Data segment:
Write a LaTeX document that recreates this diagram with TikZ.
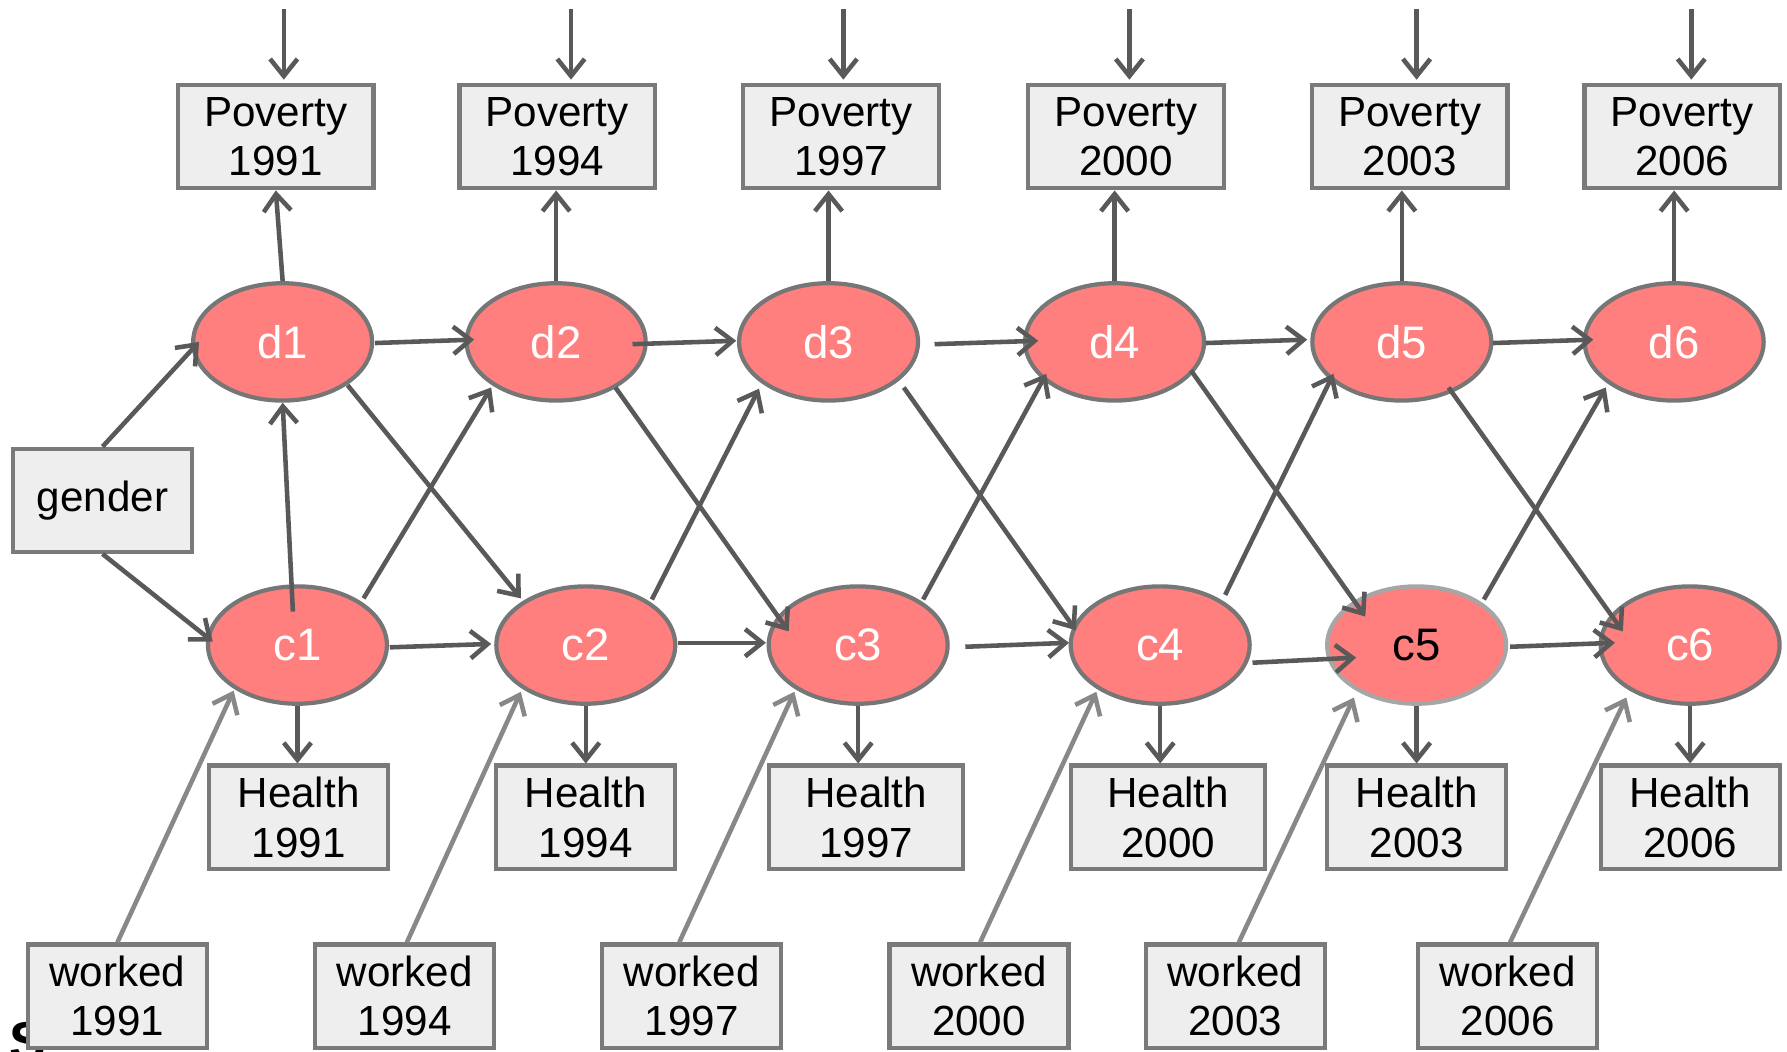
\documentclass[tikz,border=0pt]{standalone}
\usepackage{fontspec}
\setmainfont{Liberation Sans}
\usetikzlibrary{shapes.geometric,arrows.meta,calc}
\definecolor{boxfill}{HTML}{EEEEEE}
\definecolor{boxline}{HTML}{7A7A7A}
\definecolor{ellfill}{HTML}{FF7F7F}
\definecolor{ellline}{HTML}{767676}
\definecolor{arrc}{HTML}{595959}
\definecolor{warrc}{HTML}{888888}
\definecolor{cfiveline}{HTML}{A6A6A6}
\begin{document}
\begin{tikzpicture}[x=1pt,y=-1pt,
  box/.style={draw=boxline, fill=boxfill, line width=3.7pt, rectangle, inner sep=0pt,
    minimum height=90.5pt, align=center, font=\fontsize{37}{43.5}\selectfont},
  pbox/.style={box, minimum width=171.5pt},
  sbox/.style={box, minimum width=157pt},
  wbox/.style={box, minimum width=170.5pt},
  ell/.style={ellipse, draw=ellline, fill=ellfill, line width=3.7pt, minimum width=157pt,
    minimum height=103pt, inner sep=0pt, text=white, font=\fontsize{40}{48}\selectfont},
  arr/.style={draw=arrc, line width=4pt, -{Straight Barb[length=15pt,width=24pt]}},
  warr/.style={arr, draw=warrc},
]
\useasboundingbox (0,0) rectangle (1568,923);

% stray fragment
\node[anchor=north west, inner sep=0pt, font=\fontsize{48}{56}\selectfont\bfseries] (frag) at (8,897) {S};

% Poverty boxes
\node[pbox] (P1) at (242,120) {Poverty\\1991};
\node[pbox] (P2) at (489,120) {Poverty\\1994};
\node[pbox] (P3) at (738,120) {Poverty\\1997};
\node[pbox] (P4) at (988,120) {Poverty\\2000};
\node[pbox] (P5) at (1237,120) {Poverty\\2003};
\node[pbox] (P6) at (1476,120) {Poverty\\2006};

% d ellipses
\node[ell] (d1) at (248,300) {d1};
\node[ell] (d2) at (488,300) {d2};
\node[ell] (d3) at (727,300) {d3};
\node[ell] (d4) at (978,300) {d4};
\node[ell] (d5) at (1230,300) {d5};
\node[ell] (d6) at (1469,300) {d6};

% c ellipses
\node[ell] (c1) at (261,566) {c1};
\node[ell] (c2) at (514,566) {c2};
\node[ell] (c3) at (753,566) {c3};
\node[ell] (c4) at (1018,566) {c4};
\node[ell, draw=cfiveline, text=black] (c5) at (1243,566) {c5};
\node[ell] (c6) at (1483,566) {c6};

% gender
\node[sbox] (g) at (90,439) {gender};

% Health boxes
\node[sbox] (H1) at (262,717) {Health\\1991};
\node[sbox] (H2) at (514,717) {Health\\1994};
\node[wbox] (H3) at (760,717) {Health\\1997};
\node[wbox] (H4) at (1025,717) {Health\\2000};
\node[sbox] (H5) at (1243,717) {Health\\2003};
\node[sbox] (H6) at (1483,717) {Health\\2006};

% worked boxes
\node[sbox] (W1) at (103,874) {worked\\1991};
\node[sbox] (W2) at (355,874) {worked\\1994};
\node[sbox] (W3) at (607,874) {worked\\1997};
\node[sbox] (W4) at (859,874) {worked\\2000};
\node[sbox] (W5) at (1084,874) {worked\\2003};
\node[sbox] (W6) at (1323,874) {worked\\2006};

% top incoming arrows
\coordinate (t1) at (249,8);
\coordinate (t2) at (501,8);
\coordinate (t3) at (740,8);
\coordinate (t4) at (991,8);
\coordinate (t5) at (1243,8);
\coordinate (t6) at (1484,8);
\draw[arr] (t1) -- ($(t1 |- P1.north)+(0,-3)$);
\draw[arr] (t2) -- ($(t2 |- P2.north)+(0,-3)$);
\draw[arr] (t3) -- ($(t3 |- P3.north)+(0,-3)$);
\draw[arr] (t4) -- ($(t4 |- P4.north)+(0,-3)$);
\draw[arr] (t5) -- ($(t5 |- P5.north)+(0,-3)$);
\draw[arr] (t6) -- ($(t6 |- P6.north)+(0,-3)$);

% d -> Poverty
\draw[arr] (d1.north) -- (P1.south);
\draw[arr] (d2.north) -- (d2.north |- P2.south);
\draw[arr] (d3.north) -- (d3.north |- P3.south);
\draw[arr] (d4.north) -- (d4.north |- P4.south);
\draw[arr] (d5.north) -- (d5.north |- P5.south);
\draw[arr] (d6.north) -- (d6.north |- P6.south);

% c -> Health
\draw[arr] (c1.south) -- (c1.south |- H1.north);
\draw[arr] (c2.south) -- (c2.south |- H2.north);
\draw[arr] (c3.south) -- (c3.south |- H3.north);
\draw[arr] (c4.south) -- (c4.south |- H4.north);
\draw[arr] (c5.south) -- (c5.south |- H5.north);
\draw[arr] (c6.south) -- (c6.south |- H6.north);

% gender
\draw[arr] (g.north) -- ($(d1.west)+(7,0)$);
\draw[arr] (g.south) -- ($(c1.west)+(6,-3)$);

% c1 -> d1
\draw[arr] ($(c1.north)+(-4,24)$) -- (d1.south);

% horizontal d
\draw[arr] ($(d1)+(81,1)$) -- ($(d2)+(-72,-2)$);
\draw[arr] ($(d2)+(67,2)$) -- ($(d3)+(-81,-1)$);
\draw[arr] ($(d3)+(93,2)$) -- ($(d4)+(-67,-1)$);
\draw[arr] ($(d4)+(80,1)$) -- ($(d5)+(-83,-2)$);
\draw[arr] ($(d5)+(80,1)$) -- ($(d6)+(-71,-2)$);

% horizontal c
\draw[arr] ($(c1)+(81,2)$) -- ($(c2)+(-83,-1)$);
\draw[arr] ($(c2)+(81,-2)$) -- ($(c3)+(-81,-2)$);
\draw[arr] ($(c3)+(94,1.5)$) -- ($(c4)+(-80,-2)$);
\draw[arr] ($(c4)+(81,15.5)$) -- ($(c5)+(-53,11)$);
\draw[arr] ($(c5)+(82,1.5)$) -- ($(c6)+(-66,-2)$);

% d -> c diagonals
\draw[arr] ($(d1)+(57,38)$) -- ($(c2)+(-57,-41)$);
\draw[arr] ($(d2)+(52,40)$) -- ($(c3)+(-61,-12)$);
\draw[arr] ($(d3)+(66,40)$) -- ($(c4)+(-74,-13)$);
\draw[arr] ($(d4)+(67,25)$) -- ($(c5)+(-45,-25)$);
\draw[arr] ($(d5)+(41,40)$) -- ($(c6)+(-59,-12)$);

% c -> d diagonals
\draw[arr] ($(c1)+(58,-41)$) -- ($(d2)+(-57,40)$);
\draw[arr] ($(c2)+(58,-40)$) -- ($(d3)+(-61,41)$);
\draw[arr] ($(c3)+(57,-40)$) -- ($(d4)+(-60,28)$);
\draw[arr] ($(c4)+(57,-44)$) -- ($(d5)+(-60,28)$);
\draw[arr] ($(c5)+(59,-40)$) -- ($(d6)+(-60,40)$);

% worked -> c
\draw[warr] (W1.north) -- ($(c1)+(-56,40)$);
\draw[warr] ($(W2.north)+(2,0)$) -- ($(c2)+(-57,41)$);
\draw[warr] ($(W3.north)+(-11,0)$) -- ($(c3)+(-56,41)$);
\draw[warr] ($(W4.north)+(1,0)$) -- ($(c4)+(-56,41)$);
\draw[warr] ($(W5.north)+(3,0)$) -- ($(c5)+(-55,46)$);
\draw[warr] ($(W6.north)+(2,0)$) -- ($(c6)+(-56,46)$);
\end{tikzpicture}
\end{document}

Description of the task: Only the lines from the top of the data through the line with "(P6) at (1476,120)" should be quoted, exactly and with both ends kept; skip the pictures.

Exercise answer:
Write a LaTeX document that recreates this diagram with TikZ.
\documentclass[tikz,border=0pt]{standalone}
\usepackage{fontspec}
\setmainfont{Liberation Sans}
\usetikzlibrary{shapes.geometric,arrows.meta,calc}
\definecolor{boxfill}{HTML}{EEEEEE}
\definecolor{boxline}{HTML}{7A7A7A}
\definecolor{ellfill}{HTML}{FF7F7F}
\definecolor{ellline}{HTML}{767676}
\definecolor{arrc}{HTML}{595959}
\definecolor{warrc}{HTML}{888888}
\definecolor{cfiveline}{HTML}{A6A6A6}
\begin{document}
\begin{tikzpicture}[x=1pt,y=-1pt,
  box/.style={draw=boxline, fill=boxfill, line width=3.7pt, rectangle, inner sep=0pt,
    minimum height=90.5pt, align=center, font=\fontsize{37}{43.5}\selectfont},
  pbox/.style={box, minimum width=171.5pt},
  sbox/.style={box, minimum width=157pt},
  wbox/.style={box, minimum width=170.5pt},
  ell/.style={ellipse, draw=ellline, fill=ellfill, line width=3.7pt, minimum width=157pt,
    minimum height=103pt, inner sep=0pt, text=white, font=\fontsize{40}{48}\selectfont},
  arr/.style={draw=arrc, line width=4pt, -{Straight Barb[length=15pt,width=24pt]}},
  warr/.style={arr, draw=warrc},
]
\useasboundingbox (0,0) rectangle (1568,923);

% stray fragment
\node[anchor=north west, inner sep=0pt, font=\fontsize{48}{56}\selectfont\bfseries] (frag) at (8,897) {S};

% Poverty boxes
\node[pbox] (P1) at (242,120) {Poverty\\1991};
\node[pbox] (P2) at (489,120) {Poverty\\1994};
\node[pbox] (P3) at (738,120) {Poverty\\1997};
\node[pbox] (P4) at (988,120) {Poverty\\2000};
\node[pbox] (P5) at (1237,120) {Poverty\\2003};
\node[pbox] (P6) at (1476,120) {Poverty\\2006};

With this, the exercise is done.